Immigration
Protecting Baltimore County as a Home for All
John F. Kennedy once said, “Everywhere immigrants have enriched and strengthened the fabric of American life… We are a nation of immigrants.” Baltimore County is no exception to this reality of the country. We should be proud that our nation has long been a beacon of hope for, as George Washington once put it, “not only the opulent and respected stranger but the oppressed and persecuted of all nations and religions.”
There has never been a point in the history of this land in which there were no immigrants; that is certainly true in the last 400 years of its history. Yet we live in a time of fear and misinformation; a time of other-isms that threaten the very fabric of our nation and our community.
It is times like these that we must lean into our shared history and shared values. We must find compassion and strength in each other. And we must protect our communities with every power we have, for we are all one community, one county.
Safeguarding Immigrant Rights
The current administration’s partnership with ICE undermines community safety and erodes trust between residents and law enforcement. We cannot allow policies that make families afraid to call for help or report a crime.
We stand by those demanding action today, including:
- Emergency public hearings with the County Executive, Police Department leadership, and Corrections leadership; and
- A Council resolution terminating this agreement.
If the current administration fails to take action before the election, a Stewart Administration commits to terminating this agreement and codifying CE Olszewski’s 2017 executive order so that Baltimore County law enforcement resources are never used for illegal federal actions.

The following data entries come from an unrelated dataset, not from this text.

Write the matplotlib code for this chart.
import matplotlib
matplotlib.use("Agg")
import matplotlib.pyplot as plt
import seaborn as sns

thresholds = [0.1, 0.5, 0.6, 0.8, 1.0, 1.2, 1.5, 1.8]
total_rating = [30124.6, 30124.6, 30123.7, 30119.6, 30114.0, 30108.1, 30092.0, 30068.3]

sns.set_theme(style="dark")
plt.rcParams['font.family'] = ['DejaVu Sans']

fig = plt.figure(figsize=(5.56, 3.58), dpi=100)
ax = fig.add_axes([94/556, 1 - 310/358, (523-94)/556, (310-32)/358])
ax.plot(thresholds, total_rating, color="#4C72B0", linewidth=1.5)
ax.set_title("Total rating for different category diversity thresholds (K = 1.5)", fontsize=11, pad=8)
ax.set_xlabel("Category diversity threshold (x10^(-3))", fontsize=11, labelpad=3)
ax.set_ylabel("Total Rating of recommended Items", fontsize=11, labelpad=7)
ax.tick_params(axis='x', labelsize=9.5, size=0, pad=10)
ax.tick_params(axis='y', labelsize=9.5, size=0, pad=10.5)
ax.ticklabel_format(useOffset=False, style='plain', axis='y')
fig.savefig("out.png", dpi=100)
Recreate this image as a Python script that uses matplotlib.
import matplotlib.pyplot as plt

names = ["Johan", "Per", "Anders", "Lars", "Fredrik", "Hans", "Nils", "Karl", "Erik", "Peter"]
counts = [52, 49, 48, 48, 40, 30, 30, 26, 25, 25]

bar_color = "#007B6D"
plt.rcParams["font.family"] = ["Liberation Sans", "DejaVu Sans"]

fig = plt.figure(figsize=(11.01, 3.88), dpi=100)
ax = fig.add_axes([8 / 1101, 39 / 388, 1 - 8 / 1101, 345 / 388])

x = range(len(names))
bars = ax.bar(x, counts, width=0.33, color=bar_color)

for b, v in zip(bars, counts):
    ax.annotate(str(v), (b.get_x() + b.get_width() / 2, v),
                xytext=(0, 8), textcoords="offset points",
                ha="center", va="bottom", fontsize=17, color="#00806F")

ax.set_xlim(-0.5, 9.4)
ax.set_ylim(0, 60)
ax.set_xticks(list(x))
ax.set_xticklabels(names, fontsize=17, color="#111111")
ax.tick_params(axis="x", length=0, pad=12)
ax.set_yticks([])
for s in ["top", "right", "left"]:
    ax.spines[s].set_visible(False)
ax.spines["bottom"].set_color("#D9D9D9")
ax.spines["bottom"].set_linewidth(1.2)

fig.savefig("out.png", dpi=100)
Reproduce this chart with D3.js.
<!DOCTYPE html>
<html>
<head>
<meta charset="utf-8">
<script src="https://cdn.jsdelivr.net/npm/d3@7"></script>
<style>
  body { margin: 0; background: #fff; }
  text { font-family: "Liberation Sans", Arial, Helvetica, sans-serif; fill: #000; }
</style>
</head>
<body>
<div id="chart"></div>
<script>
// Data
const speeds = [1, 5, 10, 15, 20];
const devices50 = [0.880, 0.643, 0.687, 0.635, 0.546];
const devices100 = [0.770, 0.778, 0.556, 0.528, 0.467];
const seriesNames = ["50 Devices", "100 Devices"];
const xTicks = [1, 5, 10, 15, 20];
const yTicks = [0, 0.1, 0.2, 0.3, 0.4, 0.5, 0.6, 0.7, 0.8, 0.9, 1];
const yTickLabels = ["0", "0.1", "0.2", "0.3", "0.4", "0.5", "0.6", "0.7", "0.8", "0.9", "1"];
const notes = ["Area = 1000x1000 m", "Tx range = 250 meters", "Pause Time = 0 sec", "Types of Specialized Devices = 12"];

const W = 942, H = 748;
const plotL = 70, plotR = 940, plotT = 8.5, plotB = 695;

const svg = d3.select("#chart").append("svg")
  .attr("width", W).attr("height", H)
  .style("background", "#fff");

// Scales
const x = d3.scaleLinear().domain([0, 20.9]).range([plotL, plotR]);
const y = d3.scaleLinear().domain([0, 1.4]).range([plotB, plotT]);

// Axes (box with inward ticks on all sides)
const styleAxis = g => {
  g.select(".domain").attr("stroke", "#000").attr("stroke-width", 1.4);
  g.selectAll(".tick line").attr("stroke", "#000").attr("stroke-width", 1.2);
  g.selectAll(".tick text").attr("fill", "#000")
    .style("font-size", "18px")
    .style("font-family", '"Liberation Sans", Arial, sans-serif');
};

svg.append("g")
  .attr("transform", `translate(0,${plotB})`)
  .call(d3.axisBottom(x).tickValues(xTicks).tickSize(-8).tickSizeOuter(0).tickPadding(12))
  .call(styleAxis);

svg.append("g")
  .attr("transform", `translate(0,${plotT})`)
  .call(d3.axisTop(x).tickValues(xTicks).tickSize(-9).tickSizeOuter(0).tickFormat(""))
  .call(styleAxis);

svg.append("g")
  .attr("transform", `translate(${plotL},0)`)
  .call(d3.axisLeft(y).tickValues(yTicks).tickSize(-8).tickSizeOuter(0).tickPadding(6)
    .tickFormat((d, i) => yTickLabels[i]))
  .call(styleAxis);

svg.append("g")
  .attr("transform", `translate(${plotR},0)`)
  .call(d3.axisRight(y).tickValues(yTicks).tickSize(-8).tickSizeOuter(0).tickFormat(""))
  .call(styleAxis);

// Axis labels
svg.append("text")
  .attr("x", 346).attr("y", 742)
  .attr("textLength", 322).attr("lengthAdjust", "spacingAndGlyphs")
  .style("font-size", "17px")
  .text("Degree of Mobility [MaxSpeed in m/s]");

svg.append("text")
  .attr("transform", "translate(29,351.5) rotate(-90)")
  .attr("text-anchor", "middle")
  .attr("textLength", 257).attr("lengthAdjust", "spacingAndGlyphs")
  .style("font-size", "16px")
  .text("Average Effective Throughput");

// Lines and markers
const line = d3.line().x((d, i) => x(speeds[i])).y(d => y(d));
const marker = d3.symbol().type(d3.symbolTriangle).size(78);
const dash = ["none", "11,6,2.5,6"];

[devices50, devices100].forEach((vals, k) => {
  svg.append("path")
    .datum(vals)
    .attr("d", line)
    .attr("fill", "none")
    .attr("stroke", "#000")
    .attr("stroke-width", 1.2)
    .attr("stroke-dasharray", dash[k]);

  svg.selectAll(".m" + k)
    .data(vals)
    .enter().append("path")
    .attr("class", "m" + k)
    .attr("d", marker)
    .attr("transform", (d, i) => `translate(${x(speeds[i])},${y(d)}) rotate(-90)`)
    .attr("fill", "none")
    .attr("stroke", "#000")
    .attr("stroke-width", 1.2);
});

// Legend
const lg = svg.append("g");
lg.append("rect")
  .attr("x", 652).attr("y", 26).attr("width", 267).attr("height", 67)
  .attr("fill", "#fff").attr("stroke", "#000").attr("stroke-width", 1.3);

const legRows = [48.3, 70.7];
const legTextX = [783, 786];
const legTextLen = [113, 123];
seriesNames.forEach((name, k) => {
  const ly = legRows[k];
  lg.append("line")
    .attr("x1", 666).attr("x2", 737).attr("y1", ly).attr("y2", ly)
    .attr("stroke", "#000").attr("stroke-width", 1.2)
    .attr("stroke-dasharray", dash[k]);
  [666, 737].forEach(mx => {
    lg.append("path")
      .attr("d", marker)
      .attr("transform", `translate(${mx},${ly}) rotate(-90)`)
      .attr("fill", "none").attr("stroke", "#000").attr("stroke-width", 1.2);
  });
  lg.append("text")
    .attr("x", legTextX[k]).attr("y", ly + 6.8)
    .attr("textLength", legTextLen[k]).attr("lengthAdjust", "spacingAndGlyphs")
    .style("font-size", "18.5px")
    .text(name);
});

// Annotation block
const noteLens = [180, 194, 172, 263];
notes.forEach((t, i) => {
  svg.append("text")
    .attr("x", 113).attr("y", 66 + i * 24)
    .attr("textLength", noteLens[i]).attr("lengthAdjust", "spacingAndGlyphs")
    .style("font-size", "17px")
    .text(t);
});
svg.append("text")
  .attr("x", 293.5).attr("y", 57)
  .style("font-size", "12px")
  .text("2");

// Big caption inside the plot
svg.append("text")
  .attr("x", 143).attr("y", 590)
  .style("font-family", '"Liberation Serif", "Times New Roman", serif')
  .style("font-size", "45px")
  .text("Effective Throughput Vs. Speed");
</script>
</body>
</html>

Support Hispanic & Immigrant Neighbors
Hispanic and Latino residents make up about 7.2% of Baltimore County’s population, and immigrants overall account for 12% — the fastest-growing segment of our community. Yet in extensive surveys by the Baltimore County New American Taskforce, listening sessions revealed a systemic failure: resources and services exist, but immigrants cannot locate them. This shows that services are scattered across different agencies, making them hard to navigate, poorly coordinated and difficult to access in multiple languages.
Our immigrant population is the backbone of our economy and society but county government has failed to act like it.
It’s time we change that:
- Office of Immigrant Affairs: Create a dedicated office reporting to the County Executive that serves as the county’s primary institutional vehicle for immigrant integration and inclusion. Its mandate is threefold:
- coordinate fragmented county services to ensure immigrants can access resources;
- eliminate barriers to participation in civic, economic, and social life;
- ensure that the county government is responsive to the needs and contributions of the immigrant population.
The new office would drive several critical programs for Baltimore County’s immigrant community, including:
- One County, Many Voices: Establish a countywide language access program by conducting a four-factor analysis to determine service needs, establish interpretation and translation standards and mandate staff training across all county agencies and cultures, including those often overlooked, such as Urdu and Arabic.
- Community Navigation and Resource Hub Program. Open hub locations at Baltimore County Public Library branches and CBOs staffed by bilingual community navigators trained to connect residents with healthcare, housing, workforce and legal services. Navigators conduct intake, provide warm handoffs and track outcomes.
- Healthcare Access and Wellness Program. Partner with health care organizations and the Department of Health to standardize interpretation services across county health systems in the top languages. The program would also recruit and train Community Health Ambassadors to conduct outreach in immigrant neighborhoods, workplaces and faith organizations.
- Education Liaison and Support Program. Work with Baltimore County Public Schools to expand ESOL staffing, hire multilingual counselors and translate all parent communications thus moving towards eliminating student-as-translator practices. As discussed in the education page, community schools are a vital avenue for providing wraparound services for our immigrant communities, who are too often living in fear. We must provide services to these residents where they are by boosting coordination with BCPS and community groups.
- Workforce Development and Economic Opportunity Program. In coordination with the new Jobs Department, deploy a Mobile Career Program to high-immigrant neighborhoods, libraries and faith organizations, offering job training, resume assistance and employer connections while opening opportunities for entrepreneurship support.
- Housing Stability Program. Offer multilingual homebuyer education workshops through community partners which connect eligible households to down-payment assistance and financing resources as well as renter education resources focused on tenant rights and lease negotiation.
- Public Safety Partnership Program. Work with Baltimore County Police provide mandatory cultural competency training for police and public safety officers in partnership with community-based organizations while exploring programs such as bias incident reporting. Facilitate quarterly community listening sessions between police leadership and immigrant community members while coordinating recruitment efforts to increase multilingual public safety officers in high-immigrant neighborhoods.
- Cultural Visibility and Community Belonging Program. Host an annual Welcoming Week featuring cultural festivals, panel discussions and film screenings and integrate immigrant art and historical narratives into public government spaces.
A County that Shows Up for All
Baltimore County can be the place where immigrants don’t have to fight the system to contribute to it. We can be the place where a refugee family finds not just shelter, but a path to stability and belonging. We can be a county that understands that our strength lies not in the fear of difference, but in the wisdom of unity.
That is the choice before us. And the time to make it is now.